Zodiac’s engineered plastics site encloses approximately 110,000 square feet and employs 270 employees. “We’ve recently invested in new injection molding machines, as well as five-axes CNC machines to increase our capacity and our efficiency, as well,” Raynor says. Many interior components for aircraft are injection-molded or vacuum-formed to replace heavier metal components.
More and More
With delivery of aircraft such as A320s, 787s, A350s and 737s increasing, ramping up production is becoming increasingly important. Zodiac provides components for commercial and military aircraft including passenger aircraft, freighters, fighter jets, business jets, helicopters and very light jets. With the economy improving, aircraft OEMs are demanding faster turnaround times, which require suppliers such as Zodiac to increase output and improve efficiency.
“It’s a very competitive industry,” Raynor emphasizes. “The challenge is to be able to meet those increased rates by increasing our output and improving our efficiency.
“We’re continually working to improve our operational efficiencies to support our customers’ needs,” she adds. “We strive to provide our customers with unparalleled service.”
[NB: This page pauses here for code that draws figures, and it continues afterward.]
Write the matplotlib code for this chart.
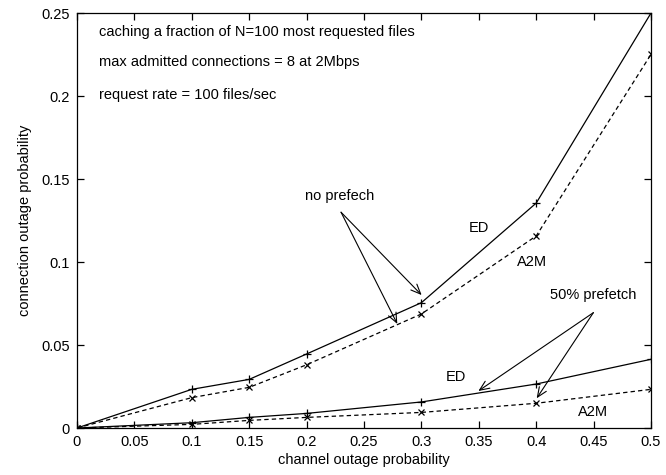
import matplotlib
matplotlib.use('Agg')
import matplotlib.pyplot as plt
from matplotlib.ticker import FuncFormatter, MultipleLocator

plt.rcParams['font.family'] = ['Liberation Sans', 'DejaVu Sans']

# channel outage probability
p_chan = [0, 0.1, 0.15, 0.2, 0.3, 0.4, 0.5]

# no prefetch
ed_noprefetch = [0, 0.0233, 0.0293, 0.0446, 0.0755, 0.1355, 0.25]
a2m_noprefetch = [0, 0.0183, 0.0245, 0.0381, 0.0687, 0.1157, 0.2251]

# 50% prefetch
ed_prefetch = [0, 0.0032, 0.0064, 0.0088, 0.0157, 0.0265, 0.0414]
a2m_prefetch = [0, 0.0022, 0.0046, 0.0064, 0.0094, 0.0149, 0.0233]

fig = plt.figure(figsize=(6.66, 4.75), dpi=100)
ax = fig.add_axes([0.1156, 0.0989, 0.8619, 0.8737])

lw = 0.9
ax.plot(p_chan, ed_noprefetch, '-', color='black', lw=lw, marker='+', ms=6, mew=0.9)
ax.plot(p_chan, a2m_noprefetch, '--', color='black', lw=lw, marker='x', ms=5, mew=0.9,
        dashes=(3.5, 2.5))
ax.plot(p_chan, ed_prefetch, '-', color='black', lw=lw, marker='+', ms=6, mew=0.9)
ax.plot(p_chan, a2m_prefetch, '--', color='black', lw=lw, marker='x', ms=5, mew=0.9,
        dashes=(3.5, 2.5))

ax.set_xlim(0, 0.5)
ax.set_ylim(0, 0.25)
ax.xaxis.set_major_locator(MultipleLocator(0.05))
ax.yaxis.set_major_locator(MultipleLocator(0.05))
fmt = FuncFormatter(lambda v, pos: '%g' % round(v, 4))
ax.xaxis.set_major_formatter(fmt)
ax.yaxis.set_major_formatter(fmt)
ax.tick_params(direction='in', length=5, width=0.9, top=True, right=True,
               labelsize=10.5, pad=5)
for s in ax.spines.values():
    s.set_linewidth(0.9)

ax.set_xlabel('channel outage probability', fontsize=10.5, labelpad=3)
ax.set_ylabel('connection outage probability', fontsize=10.5, labelpad=7)

fs = 10.5
ax.text(0.019, 0.2386, 'caching a fraction of N=100 most requested files', fontsize=fs, va='center')
ax.text(0.019, 0.2205, 'max admitted connections = 8 at 2Mbps', fontsize=fs, va='center')
ax.text(0.019, 0.2006, 'request rate = 100 files/sec', fontsize=fs, va='center')

ax.text(0.229, 0.1398, 'no prefech', fontsize=fs, ha='center', va='center')
ax.text(0.350, 0.1205, 'ED', fontsize=fs, ha='center', va='center')
ax.text(0.396, 0.100, 'A2M', fontsize=fs, ha='center', va='center')
ax.text(0.4495, 0.080, '50% prefetch', fontsize=fs, ha='center', va='center')
ax.text(0.330, 0.0305, 'ED', fontsize=fs, ha='center', va='center')
ax.text(0.4498, 0.0098, 'A2M', fontsize=fs, ha='center', va='center')

arrow = dict(arrowstyle='->,head_length=0.7,head_width=0.3', color='black', lw=0.8,
             shrinkA=0, shrinkB=0)
ax.annotate('', xy=(0.3002, 0.0801), xytext=(0.230, 0.130), arrowprops=arrow)
ax.annotate('', xy=(0.279, 0.0627), xytext=(0.230, 0.130), arrowprops=arrow)
ax.annotate('', xy=(0.3496, 0.0223), xytext=(0.4498, 0.0695), arrowprops=arrow)
ax.annotate('', xy=(0.4004, 0.0179), xytext=(0.4498, 0.0695), arrowprops=arrow)

fig.savefig('out.png', dpi=100)
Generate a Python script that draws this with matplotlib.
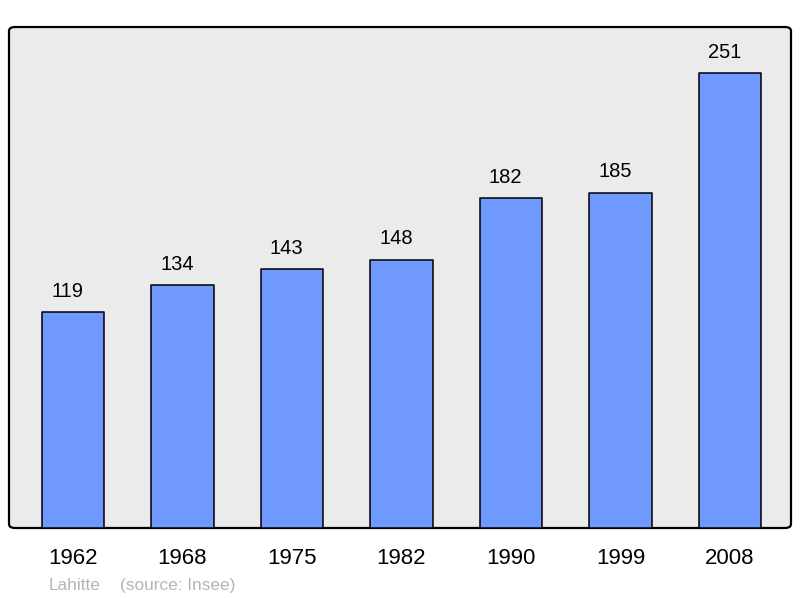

Besides designing parts and components, Zodiac Aerospace also designs the tooling to produce the parts. “We work together with customers closely and tightly through the development and design phase and then into manufacturing,” Raynor asserts. “Through that, we’ve been able to forge great relationships. Our development teams work very well together as we’re developing new products. Our focus is really on the conversion of metal to plastic, as well as the introduction of new materials and processes that will provide lighter and more cost-effective solutions.”
Delivery methods for components depend on how a customer uses them. “If they’re set up for just-in-time and that’s how they want it delivered, we’re very adept at that,” Raynor declares. “Then we have other customers who want us to deliver more in bulk on certain intervals, and we’ll do that, as well.”
Zodiac Aerospace is AS9100 and Nadcap-certified for quality assurance. It supplies aircraft components worldwide to such farflung locations as Malaysia, Japan and Italy. “It’s such a global marketplace today, you can’t even imagine all the things that you get contacted for every day by people from other countries to manufacture,” Raynor says. “How they’ve heard of you and where the parts are going and where they end up is amazing.”
This makes for an active supply chain. “We have a very diverse supply chain with parts coming in from all over the world and going out to all over the world,” Raynor points out. “So that’s always a challenge in itself.”
Zodiac Aerospace’s businesses provide a wide range of aircraft components, such as cabins and structures, seats, galleys and equipment.
“Zodiac is a very diverse company with facilities all over the world, and I think that diversity really helps us to be who we are,” Raynor maintains.
Competition varies depending on what segment of Zodiac is being compared. “If you look at what Zodiac does as a whole, there’s very few competitors,” Raynor maintains. “If you break it down to individual businesses in Zodiac, there might be more competitors for that one item, but if you look at Zodiac’s overall capability to provide integrated solutions, there are very few competitors.”
For the future, Raynor sees the development of more advanced composites for larger primary and secondary structural components in aircraft. “For our engineered materials, it’s really about the expansion of our product offerings in terms of our formulations, and continuing to review those offerings and bring lighter weight and more cost-effective solutions to the market,” she concludes.